Like in adults, children with spinal cord injury (SCI) in children suffer from neuromuscular paralysis which results in the inability to sit, stand, and walk. Current therapeutic interventions, e.g. leg braces, wheelchairs, largely aim to compensate for paralysis based on the assumption that damage to the central nervous system is permanent and irreversible.The discovery of the "intelligent" spinal cord, known as the central pattern generator (CPG), has demonstrated that complex neuronal networks are capable of generating rhythmic and coordinated motor patterns and has set forth a major paradigm shift in the investigators expectation of the possibility for recovery even with severe SCI. Studies have demonstrated, first, that after SCI, the CPG can be "accessed", reactivated, and retrained via sensory feedback arising from the muscles and joints during activity-based locomotor training (AB-LT).

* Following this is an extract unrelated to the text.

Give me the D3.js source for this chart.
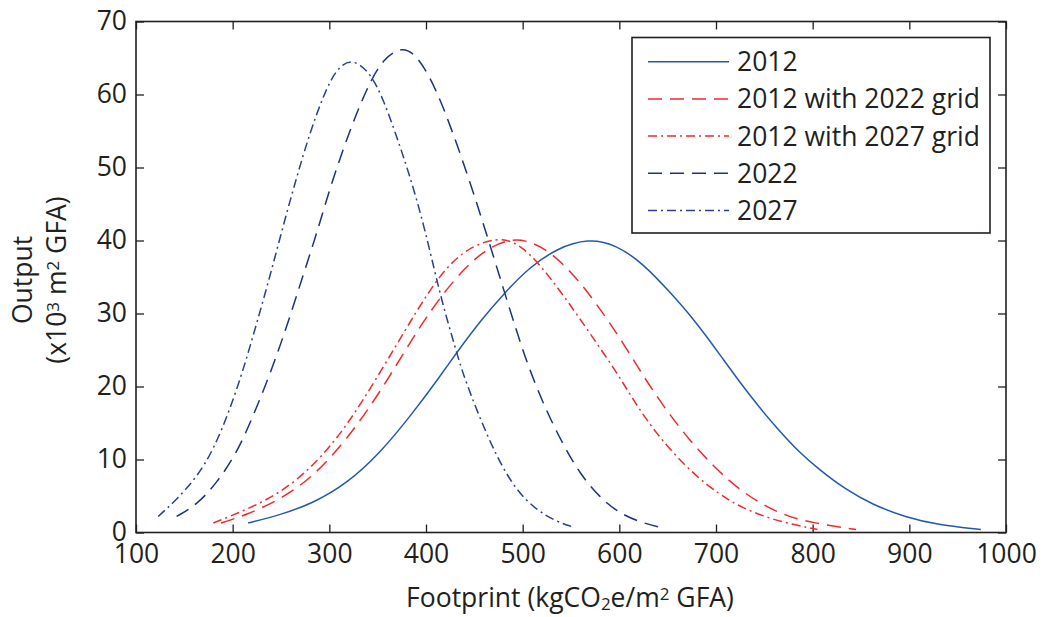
<!DOCTYPE html>
<html>
<head>
<meta charset="utf-8">
<script src="https://cdn.jsdelivr.net/npm/d3@7"></script>
<style>
  body { margin: 0; background: #fff; }
  svg { display: block; }
  text { font-family: "Open Sans", "Liberation Sans", sans-serif; fill: #231f20; }
</style>
</head>
<body>
<svg id="chart" width="1043" height="617"></svg>
<script>
// values: [footprint, output]
const s2012 = [[216,1.3],[249,2.4],[283,4.0],[318,6.7],[352,10.8],[386,16.3],[414,21.3],[431,24.5],[455,28.8],[483,33.1],[507,36.3],[535,38.9],[568,40.3],[597,39.4],[624,36.9],[652,33.0],[679,28.9],[706,24.0],[724,20.7],[745,17.1],[765,14.0],[786,11.0],[807,8.6],[834,5.9],[862,3.8],[896,2.1],[931,1.0],[974,0.4]]
const s2012g22 = [[188,1.3],[214,2.4],[249,4.5],[283,7.6],[318,12.7],[352,19.1],[386,26.6],[404,30.2],[424,33.8],[448,37.3],[469,39.3],[490,40.3],[510,39.8],[531,38.2],[555,35.0],[576,31.4],[600,26.8],[623,21.8],[645,17.4],[672,12.7],[700,8.7],[724,5.9],[748,3.8],[772,2.3],[800,1.3],[845,0.4]]
const s2012g27 = [[180,1.3],[214,3.1],[249,5.4],[283,9.0],[318,14.5],[352,21.8],[386,29.4],[404,33.2],[424,36.8],[448,39.3],[473,40.3],[490,39.9],[507,38.3],[528,35.0],[548,31.4],[569,27.4],[597,22.0],[617,17.6],[638,13.6],[665,9.5],[693,6.2],[714,4.4],[724,3.6],[755,1.9],[783,1.0],[805,0.4]]
const s2022 = [[142,2.2],[163,3.8],[183,6.7],[204,10.8],[221,15.9],[239,21.8],[256,28.2],[273,35.3],[287,41.0],[300,46.9],[314,52.4],[328,57.4],[342,61.7],[356,64.9],[375,66.6],[390,65.4],[404,62.4],[418,58.3],[438,51.0],[459,42.5],[480,33.4],[497,26.2],[508,22.0],[524,16.8],[542,12.0],[559,8.1],[579,4.9],[600,2.6],[624,1.3],[643,0.7]]
const s2027 = [[123,2.2],[142,4.5],[163,7.6],[180,11.3],[197,16.8],[211,22.3],[225,28.7],[239,35.3],[252,41.9],[266,48.6],[280,54.8],[294,59.9],[307,63.5],[323,65.0],[342,63.1],[356,59.3],[369,54.5],[383,49.0],[397,42.5],[409,35.8],[418,30.9],[431,25.0],[438,21.8],[455,15.9],[473,10.4],[493,5.8],[514,3.1],[535,1.5],[551,0.8]]

const seriesNames = ['2012', '2012 with 2022 grid', '2012 with 2027 grid', '2022', '2027']
const xTicks = [100, 200, 300, 400, 500, 600, 700, 800, 900, 1000]
const yTicks = [0, 10, 20, 30, 40, 50, 60, 70]

const series = [
  { name: seriesNames[0], data: s2012, color: '#2358b0', dash: null },
  { name: seriesNames[1], data: s2012g22, color: '#ef2b2b', dash: '14,8' },
  { name: seriesNames[2], data: s2012g27, color: '#ef2b2b', dash: '9,4,2,4' },
  { name: seriesNames[3], data: s2022, color: '#1d347c', dash: '14,8' },
  { name: seriesNames[4], data: s2027, color: '#2b408e', dash: '9,4,2,4' }
]

const svg = d3.select('#chart')
const plotLeft = 136
const plotRight = 1006
const plotTop = 21.5
const plotBottom = 532.5
const fontSize = 26.5

const x = d3.scaleLinear().domain([100, 1000]).range([plotLeft, plotRight])
const y = d3.scaleLinear().domain([0, 70]).range([plotBottom, plotTop])

const axisColor = '#231f20'

function styleAxis (g) {
  g.select('.domain').remove()
  g.selectAll('line').attr('stroke', axisColor).attr('stroke-width', 1.3)
  g.selectAll('text').style('font-size', fontSize + 'px').attr('fill', axisColor)
}

svg.append('g')
  .attr('transform', `translate(0,${plotBottom})`)
  .call(d3.axisBottom(x).tickValues(xTicks).tickSize(-8).tickPadding(12).tickFormat(d3.format('d')))
  .call(styleAxis)

svg.append('g')
  .attr('transform', `translate(${plotLeft},0)`)
  .call(d3.axisLeft(y).tickValues(yTicks).tickSize(-8).tickPadding(9))
  .call(styleAxis)

svg.append('g')
  .attr('transform', `translate(0,${plotTop})`)
  .call(d3.axisTop(x).tickValues(xTicks).tickSize(-8).tickFormat(''))
  .call(styleAxis)

svg.append('g')
  .attr('transform', `translate(${plotRight},0)`)
  .call(d3.axisRight(y).tickValues(yTicks).tickSize(-8).tickFormat(''))
  .call(styleAxis)

// frame
svg.append('rect')
  .attr('x', plotLeft).attr('y', plotTop)
  .attr('width', plotRight - plotLeft).attr('height', plotBottom - plotTop)
  .attr('fill', 'none').attr('stroke', axisColor).attr('stroke-width', 1.6)

const line = d3.line()
  .x(d => x(d[0]))
  .y(d => y(d[1]))
  .curve(d3.curveBasis)

svg.append('g').selectAll('path')
  .data(series)
  .join('path')
  .attr('d', d => line(d.data))
  .attr('fill', 'none')
  .attr('stroke', d => d.color)
  .attr('stroke-width', 1.5)
  .attr('stroke-dasharray', d => d.dash)

// legend
const legend = svg.append('g')
legend.append('rect')
  .attr('x', 632).attr('y', 37.5)
  .attr('width', 358).attr('height', 195.5)
  .attr('fill', '#fff').attr('stroke', axisColor).attr('stroke-width', 1.6)

const rows = legend.selectAll('g.row')
  .data(series)
  .join('g')
  .attr('class', 'row')
  .attr('transform', (d, i) => `translate(0,${61.7 + i * 37.2})`)

rows.append('line')
  .attr('x1', 648).attr('x2', 729)
  .attr('stroke', d => d.color)
  .attr('stroke-width', 1.5)
  .attr('stroke-dasharray', d => d.dash)

rows.append('text')
  .attr('x', 737)
  .attr('y', 9.5)
  .style('font-size', fontSize + 'px')
  .text(d => d.name)

// x label
const xl = svg.append('text')
  .attr('x', 570).attr('y', 607)
  .attr('text-anchor', 'middle')
  .style('font-size', fontSize + 'px')
xl.append('tspan').text('Footprint (kgCO')
xl.append('tspan').attr('baseline-shift', '-20%').style('font-size', '17px').text('2')
xl.append('tspan').text('e/m')
xl.append('tspan').attr('baseline-shift', '40%').style('font-size', '17px').text('2')
xl.append('tspan').text(' GFA)')

// y label
const yl = svg.append('g').attr('transform', 'translate(0,280) rotate(-90)')
yl.append('text')
  .attr('x', 0).attr('y', 32)
  .attr('text-anchor', 'middle')
  .style('font-size', fontSize + 'px')
  .text('Output')
const yl2 = yl.append('text')
  .attr('x', 0).attr('y', 66)
  .attr('text-anchor', 'middle')
  .style('font-size', fontSize + 'px')
yl2.append('tspan').text('(x10')
yl2.append('tspan').attr('baseline-shift', '40%').style('font-size', '17px').text('3')
yl2.append('tspan').text(' m')
yl2.append('tspan').attr('baseline-shift', '40%').style('font-size', '17px').text('2')
yl2.append('tspan').text(' GFA)')
</script>
</body>
</html>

Second, application of epidural and transcutaneous stimulation (TcStim) to the spinal cord below the level of lesion can augment the neuromuscular capacity for voluntary movement, standing and stepping in adults with chronic motor complete SCI. While neural mechanisms for stepping regulation have been demonstrated in adults testing single vs. multi-site stimulation, this inherent capacity must be examined in children with SCI. Similarly, the addition of stimulation during AB-LT in adults with motor complete SCI has resulted in remarkable recovery of over ground walking. The immediate and long-term response of such combined therapeutic exposure and subsequent training has yet to be examined in children. Children with SCI may not only benefit from these novel therapeutic approaches but also demonstrate greater improvements in neuromuscular recovery due to inherent plasticity. The investigators' preliminary work has demonstrated the safety and feasibility of TcStim in children with SCI. Therefore, the specific aims of this proposal are to 1) investigate the spinal mechanisms for regulation of locomotor circuitry in children with SCI using TcStim, 2) assess whether the combination of task-specific AB-LT and TcStim can acutely potentiate lower limb muscle activity during facilitated stepping, and 3) assess training effects of TcStim combined with AB-LT to promote stepping capacity in non-ambulatory children with SCI.

For this pilot study 8 participants, ages 4-12 years with chronic, acquired SCI, T10 and above and non-ambulatory will be recruited.

For Aim 1, n=8, TcStim will be used to stimulate a single or multi site spinal levels to produce stepping/locomotor activity in lower limbs. Knee, hip, ankle kinematics and electromyography (EMG) of the lower limb muscles in response to stimulation will be recorded during the experiments. The investigators will determine the stimulation parameters that produce rhythmic movements with the greatest increase in lower limb joint excursions as well as EMG amplitude.

For Aim 2, n=8, TcStim will be delivered while participants attempt to take a step overground and while stepping on a computerized treadmill with an overhead partial body weight support (BWS) system. The participants will be stepped at age-appropriate speeds and BWS optimizing the stepping kinematics. The speed and the amount of body weight support provided during the assessment as well as full body kinematics and EMG signals from trunk and lower limb muscles will be recorded during facilitated stepping with and without TcStim.

For Aim 3, n=6, participants will receive 60 sessions of AB-LT+Tcstim. Ability to initiate and complete a step overground with and without stimulation along with full body kinematics and electromyographic (EMG) signals from trunk and lower limb muscles will be recorded at baseline, 20, 40, and 60 sessions of the combined therapy of AB-LT plus TcStim.